The game doesn't look or sound nice either. For a gameplay premise centred around the contrast between light and dark there's very little in the way of style or atmosphere. I actually got quite far in the game before I realised I had the brightness turned up too high. When I was in the woods I could see everything with no problems - trees, rocks, enemies, that sort of thing. When I turned the brightness down it just felt like my TV wasn't working. The sound quickly gets irritating too, with the same music cue every time enemies 'suddenly' appear and the same nondescript swirly noise in the background just before. I also think the PS4 version has an uncapped framerate, because during cutscenes my console was silent, during gameplay it turned into a jet engine. And this wasn't even utilising any HDR settings. I'm not going to tell you I'm the most technically minded enjoyer of video games, but this seems like easy thing to rectify. If everything else didn't annoy me so much I might not have been so bothered, but here we are.
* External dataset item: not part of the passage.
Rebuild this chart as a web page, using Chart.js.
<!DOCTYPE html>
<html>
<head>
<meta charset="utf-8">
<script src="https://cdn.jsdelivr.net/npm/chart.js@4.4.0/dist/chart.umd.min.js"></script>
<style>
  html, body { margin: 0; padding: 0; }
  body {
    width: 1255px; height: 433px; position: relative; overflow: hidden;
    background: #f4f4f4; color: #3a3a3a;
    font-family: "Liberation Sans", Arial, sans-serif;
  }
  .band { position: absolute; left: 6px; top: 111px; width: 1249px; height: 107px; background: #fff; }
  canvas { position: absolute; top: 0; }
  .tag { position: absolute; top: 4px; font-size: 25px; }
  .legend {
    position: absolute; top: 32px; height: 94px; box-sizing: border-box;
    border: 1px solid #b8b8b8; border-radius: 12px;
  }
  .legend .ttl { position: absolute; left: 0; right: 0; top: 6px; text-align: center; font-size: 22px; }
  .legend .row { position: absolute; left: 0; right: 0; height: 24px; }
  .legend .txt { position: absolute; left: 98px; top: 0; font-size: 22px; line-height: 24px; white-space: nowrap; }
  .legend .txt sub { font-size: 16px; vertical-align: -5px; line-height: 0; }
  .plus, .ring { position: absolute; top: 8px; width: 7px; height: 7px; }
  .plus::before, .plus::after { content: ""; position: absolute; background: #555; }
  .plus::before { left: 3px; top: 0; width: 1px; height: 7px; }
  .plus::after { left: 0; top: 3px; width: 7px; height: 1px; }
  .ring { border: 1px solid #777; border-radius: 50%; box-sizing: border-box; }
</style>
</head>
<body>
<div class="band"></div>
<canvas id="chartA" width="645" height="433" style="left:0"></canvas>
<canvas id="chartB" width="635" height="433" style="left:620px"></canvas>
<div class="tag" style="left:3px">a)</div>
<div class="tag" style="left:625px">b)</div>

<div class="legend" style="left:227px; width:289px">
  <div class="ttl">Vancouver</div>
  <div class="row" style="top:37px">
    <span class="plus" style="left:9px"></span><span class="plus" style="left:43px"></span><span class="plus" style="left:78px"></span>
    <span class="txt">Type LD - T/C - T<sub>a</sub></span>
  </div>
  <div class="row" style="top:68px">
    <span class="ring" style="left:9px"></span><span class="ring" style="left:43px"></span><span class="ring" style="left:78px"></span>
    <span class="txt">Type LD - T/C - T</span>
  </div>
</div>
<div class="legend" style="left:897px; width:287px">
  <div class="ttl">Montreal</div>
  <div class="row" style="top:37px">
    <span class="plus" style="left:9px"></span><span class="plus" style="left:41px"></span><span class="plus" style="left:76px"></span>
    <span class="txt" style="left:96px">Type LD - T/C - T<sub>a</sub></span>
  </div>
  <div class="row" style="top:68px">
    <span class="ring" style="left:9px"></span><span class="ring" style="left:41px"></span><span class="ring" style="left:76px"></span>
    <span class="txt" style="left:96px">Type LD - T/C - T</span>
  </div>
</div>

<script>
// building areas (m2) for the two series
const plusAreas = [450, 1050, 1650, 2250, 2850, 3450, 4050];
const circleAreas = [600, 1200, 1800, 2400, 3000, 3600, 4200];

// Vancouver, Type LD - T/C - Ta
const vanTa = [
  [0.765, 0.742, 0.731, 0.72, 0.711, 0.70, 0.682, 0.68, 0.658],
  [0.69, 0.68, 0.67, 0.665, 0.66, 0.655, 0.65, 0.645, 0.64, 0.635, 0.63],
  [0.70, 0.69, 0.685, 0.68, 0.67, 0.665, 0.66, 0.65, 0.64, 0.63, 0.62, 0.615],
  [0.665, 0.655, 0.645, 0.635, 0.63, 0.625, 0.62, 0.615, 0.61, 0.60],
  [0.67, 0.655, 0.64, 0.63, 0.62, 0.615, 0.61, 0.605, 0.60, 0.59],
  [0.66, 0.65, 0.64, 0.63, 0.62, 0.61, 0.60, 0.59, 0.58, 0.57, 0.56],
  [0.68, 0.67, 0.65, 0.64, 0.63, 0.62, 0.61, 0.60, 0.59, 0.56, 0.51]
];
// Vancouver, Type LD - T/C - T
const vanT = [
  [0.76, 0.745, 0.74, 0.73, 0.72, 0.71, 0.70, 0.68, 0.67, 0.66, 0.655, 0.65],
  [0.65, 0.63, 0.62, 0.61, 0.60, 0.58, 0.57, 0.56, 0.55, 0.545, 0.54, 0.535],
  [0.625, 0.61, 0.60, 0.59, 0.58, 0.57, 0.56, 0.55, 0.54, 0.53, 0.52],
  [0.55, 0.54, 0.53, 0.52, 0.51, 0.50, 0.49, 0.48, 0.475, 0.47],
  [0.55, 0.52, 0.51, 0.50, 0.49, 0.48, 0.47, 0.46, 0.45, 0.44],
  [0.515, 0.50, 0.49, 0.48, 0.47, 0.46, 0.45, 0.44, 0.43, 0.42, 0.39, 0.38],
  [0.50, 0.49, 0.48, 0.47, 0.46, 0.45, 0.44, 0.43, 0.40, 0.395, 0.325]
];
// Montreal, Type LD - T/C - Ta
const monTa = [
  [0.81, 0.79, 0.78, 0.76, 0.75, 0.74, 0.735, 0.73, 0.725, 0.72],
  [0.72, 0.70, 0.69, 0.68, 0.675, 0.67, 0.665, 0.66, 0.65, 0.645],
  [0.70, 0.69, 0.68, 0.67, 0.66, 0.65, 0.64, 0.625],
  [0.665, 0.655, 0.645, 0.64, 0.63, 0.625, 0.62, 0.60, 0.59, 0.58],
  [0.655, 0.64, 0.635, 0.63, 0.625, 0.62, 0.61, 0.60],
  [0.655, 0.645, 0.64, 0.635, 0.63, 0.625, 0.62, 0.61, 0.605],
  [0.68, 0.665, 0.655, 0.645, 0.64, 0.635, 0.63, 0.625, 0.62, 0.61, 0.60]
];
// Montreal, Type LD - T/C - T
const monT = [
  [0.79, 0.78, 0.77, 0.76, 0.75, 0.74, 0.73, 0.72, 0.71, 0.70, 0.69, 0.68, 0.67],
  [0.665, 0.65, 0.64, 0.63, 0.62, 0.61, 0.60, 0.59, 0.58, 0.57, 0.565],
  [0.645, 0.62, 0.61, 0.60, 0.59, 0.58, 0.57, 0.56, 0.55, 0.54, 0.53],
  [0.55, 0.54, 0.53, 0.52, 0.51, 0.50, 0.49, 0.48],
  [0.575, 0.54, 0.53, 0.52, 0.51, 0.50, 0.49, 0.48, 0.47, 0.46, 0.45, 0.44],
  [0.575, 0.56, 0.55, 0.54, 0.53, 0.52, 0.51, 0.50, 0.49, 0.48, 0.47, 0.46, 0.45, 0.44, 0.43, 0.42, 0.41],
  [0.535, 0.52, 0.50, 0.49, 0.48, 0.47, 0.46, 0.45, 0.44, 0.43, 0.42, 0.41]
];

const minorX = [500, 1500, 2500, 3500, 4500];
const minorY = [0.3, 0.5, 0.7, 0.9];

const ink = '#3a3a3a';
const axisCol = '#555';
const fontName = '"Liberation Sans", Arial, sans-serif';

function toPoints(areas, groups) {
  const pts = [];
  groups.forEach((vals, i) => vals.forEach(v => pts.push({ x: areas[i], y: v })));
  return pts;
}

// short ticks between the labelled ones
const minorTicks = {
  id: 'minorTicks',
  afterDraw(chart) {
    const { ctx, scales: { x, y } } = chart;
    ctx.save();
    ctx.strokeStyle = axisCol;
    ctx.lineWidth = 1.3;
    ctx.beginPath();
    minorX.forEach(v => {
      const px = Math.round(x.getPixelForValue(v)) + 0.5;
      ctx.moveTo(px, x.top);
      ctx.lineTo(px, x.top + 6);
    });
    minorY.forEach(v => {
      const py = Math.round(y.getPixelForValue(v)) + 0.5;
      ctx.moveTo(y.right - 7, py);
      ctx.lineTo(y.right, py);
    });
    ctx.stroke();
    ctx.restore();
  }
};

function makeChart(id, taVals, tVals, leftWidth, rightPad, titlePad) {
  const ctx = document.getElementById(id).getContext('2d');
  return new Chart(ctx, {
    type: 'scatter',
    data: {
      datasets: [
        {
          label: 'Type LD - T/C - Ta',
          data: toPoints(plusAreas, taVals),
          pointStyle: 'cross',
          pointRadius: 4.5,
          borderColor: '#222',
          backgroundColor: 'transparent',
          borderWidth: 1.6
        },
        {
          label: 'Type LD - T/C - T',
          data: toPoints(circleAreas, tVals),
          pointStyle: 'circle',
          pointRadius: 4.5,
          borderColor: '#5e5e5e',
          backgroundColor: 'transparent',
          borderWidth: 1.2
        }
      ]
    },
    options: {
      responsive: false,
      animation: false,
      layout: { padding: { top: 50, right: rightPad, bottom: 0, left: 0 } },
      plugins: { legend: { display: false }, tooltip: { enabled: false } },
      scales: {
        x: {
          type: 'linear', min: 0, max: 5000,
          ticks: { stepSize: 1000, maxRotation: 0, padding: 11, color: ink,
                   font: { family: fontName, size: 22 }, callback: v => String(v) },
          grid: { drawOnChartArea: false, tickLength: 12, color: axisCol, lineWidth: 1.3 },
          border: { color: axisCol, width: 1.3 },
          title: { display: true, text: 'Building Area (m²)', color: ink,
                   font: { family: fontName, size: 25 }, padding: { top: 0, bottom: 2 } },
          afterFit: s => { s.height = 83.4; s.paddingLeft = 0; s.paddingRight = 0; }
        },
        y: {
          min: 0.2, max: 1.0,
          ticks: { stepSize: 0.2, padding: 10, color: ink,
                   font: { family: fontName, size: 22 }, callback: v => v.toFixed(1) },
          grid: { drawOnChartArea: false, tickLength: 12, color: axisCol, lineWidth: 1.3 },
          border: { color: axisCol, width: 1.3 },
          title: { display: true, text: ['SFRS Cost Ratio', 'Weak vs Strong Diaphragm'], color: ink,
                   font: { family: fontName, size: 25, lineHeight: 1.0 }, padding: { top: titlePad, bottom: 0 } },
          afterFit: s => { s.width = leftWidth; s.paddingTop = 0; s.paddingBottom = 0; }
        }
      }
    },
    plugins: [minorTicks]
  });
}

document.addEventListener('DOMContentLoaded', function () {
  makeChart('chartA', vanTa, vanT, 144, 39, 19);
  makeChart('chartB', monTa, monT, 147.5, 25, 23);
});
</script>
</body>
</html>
Quite early on in my time with this game I realised what it reminded me of. It's like Deadly Premonition written by David Cage. A surreal love letter to TV shows like Twin Peaks and the Twilight Zone, only without any of the skill or insight to make something as engaging as those were. There are probably more details about Alan Wake that annoyed me as I was playing but I'm honestly surprised I've been as restrained as I have here. At some point in my time with it I realised this is technically probably one of the worst games I've ever played. And yet, I never really hated it. There were times when I played on the hardest difficulty I really questioned what I was doing with my life, but that was about it. Despite the amount of words I've typed here, it's not going to live long in my memory as a benchmark of anything. It was just a very stupid, unenjoyable period of my life where I ended up feeling quite aggravated in the process of not achieving a lot. If you think it's impressive that it's managed to make me feel so unenthusiastic about video games, then I suppose that's something. It's probably not what anyone was going for though.